(Exercise instructions) Reproduce the listing below without changes, except that pictures are left out.

start Data shown

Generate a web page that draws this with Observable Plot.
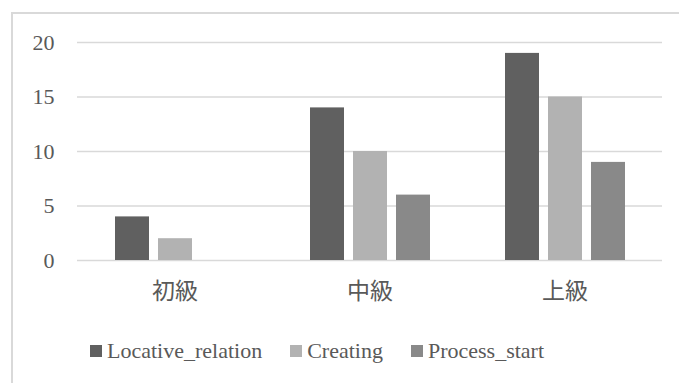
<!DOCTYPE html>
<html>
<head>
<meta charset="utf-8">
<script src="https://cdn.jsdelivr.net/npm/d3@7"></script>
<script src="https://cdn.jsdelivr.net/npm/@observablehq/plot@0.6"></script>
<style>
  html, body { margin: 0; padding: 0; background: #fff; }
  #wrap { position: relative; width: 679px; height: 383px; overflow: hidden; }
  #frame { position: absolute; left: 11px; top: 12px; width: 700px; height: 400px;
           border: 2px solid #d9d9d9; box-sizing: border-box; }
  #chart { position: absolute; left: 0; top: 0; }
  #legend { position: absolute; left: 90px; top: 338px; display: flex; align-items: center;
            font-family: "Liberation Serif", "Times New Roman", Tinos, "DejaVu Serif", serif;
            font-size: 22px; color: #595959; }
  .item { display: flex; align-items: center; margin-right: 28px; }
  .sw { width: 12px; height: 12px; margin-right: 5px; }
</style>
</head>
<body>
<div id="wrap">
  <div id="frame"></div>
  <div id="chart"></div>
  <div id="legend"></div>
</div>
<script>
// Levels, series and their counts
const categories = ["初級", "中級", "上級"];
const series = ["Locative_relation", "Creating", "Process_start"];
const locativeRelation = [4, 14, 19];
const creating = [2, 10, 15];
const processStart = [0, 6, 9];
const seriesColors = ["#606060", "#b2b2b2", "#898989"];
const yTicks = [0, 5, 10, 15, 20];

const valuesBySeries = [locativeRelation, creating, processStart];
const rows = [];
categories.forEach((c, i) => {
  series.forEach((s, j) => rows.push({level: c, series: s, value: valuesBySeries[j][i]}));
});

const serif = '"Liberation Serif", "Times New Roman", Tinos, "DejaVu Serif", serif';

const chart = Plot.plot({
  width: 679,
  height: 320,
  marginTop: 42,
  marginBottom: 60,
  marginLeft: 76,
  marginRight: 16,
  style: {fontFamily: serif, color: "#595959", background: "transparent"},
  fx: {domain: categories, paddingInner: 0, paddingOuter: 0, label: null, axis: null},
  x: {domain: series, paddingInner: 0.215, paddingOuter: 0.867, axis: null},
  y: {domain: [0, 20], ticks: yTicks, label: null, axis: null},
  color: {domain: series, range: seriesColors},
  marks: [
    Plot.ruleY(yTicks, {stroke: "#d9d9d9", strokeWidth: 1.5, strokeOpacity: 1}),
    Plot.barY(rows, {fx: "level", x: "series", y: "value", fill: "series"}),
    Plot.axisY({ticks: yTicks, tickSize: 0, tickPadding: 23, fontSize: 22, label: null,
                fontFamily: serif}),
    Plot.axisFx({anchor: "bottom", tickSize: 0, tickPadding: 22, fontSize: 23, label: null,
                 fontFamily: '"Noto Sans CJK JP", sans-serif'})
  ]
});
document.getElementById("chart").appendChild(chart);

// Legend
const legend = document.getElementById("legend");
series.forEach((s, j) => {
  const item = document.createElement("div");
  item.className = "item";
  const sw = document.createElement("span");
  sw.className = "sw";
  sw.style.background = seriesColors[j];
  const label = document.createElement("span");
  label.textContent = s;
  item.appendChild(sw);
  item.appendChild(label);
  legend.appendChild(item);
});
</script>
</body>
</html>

end Data shown

(Result for this exercise)
Generate a web page that draws this with Observable Plot.
<!DOCTYPE html>
<html>
<head>
<meta charset="utf-8">
<script src="https://cdn.jsdelivr.net/npm/d3@7"></script>
<script src="https://cdn.jsdelivr.net/npm/@observablehq/plot@0.6"></script>
<style>
  html, body { margin: 0; padding: 0; background: #fff; }
  #wrap { position: relative; width: 679px; height: 383px; overflow: hidden; }
  #frame { position: absolute; left: 11px; top: 12px; width: 700px; height: 400px;
           border: 2px solid #d9d9d9; box-sizing: border-box; }
  #chart { position: absolute; left: 0; top: 0; }
  #legend { position: absolute; left: 90px; top: 338px; display: flex; align-items: center;
            font-family: "Liberation Serif", "Times New Roman", Tinos, "DejaVu Serif", serif;
            font-size: 22px; color: #595959; }
  .item { display: flex; align-items: center; margin-right: 28px; }
  .sw { width: 12px; height: 12px; margin-right: 5px; }
</style>
</head>
<body>
<div id="wrap">
  <div id="frame"></div>
  <div id="chart"></div>
  <div id="legend"></div>
</div>
<script>
// Levels, series and their counts
const categories = ["初級", "中級", "上級"];
const series = ["Locative_relation", "Creating", "Process_start"];
const locativeRelation = [4, 14, 19];
const creating = [2, 10, 15];
const processStart = [0, 6, 9];
const seriesColors = ["#606060", "#b2b2b2", "#898989"];
const yTicks = [0, 5, 10, 15, 20];

const valuesBySeries = [locativeRelation, creating, processStart];
const rows = [];
categories.forEach((c, i) => {
  series.forEach((s, j) => rows.push({level: c, series: s, value: valuesBySeries[j][i]}));
});

const serif = '"Liberation Serif", "Times New Roman", Tinos, "DejaVu Serif", serif';

const chart = Plot.plot({
  width: 679,
  height: 320,
  marginTop: 42,
  marginBottom: 60,
  marginLeft: 76,
  marginRight: 16,
  style: {fontFamily: serif, color: "#595959", background: "transparent"},
  fx: {domain: categories, paddingInner: 0, paddingOuter: 0, label: null, axis: null},
  x: {domain: series, paddingInner: 0.215, paddingOuter: 0.867, axis: null},
  y: {domain: [0, 20], ticks: yTicks, label: null, axis: null},
  color: {domain: series, range: seriesColors},
  marks: [
    Plot.ruleY(yTicks, {stroke: "#d9d9d9", strokeWidth: 1.5, strokeOpacity: 1}),
    Plot.barY(rows, {fx: "level", x: "series", y: "value", fill: "series"}),
    Plot.axisY({ticks: yTicks, tickSize: 0, tickPadding: 23, fontSize: 22, label: null,
                fontFamily: serif}),
    Plot.axisFx({anchor: "bottom", tickSize: 0, tickPadding: 22, fontSize: 23, label: null,
                 fontFamily: '"Noto Sans CJK JP", sans-serif'})
  ]
});
document.getElementById("chart").appendChild(chart);

// Legend
const legend = document.getElementById("legend");
series.forEach((s, j) => {
  const item = document.createElement("div");
  item.className = "item";
  const sw = document.createElement("span");
  sw.className = "sw";
  sw.style.background = seriesColors[j];
  const label = document.createElement("span");
  label.textContent = s;
  item.appendChild(sw);
  item.appendChild(label);
  legend.appendChild(item);
});
</script>
</body>
</html>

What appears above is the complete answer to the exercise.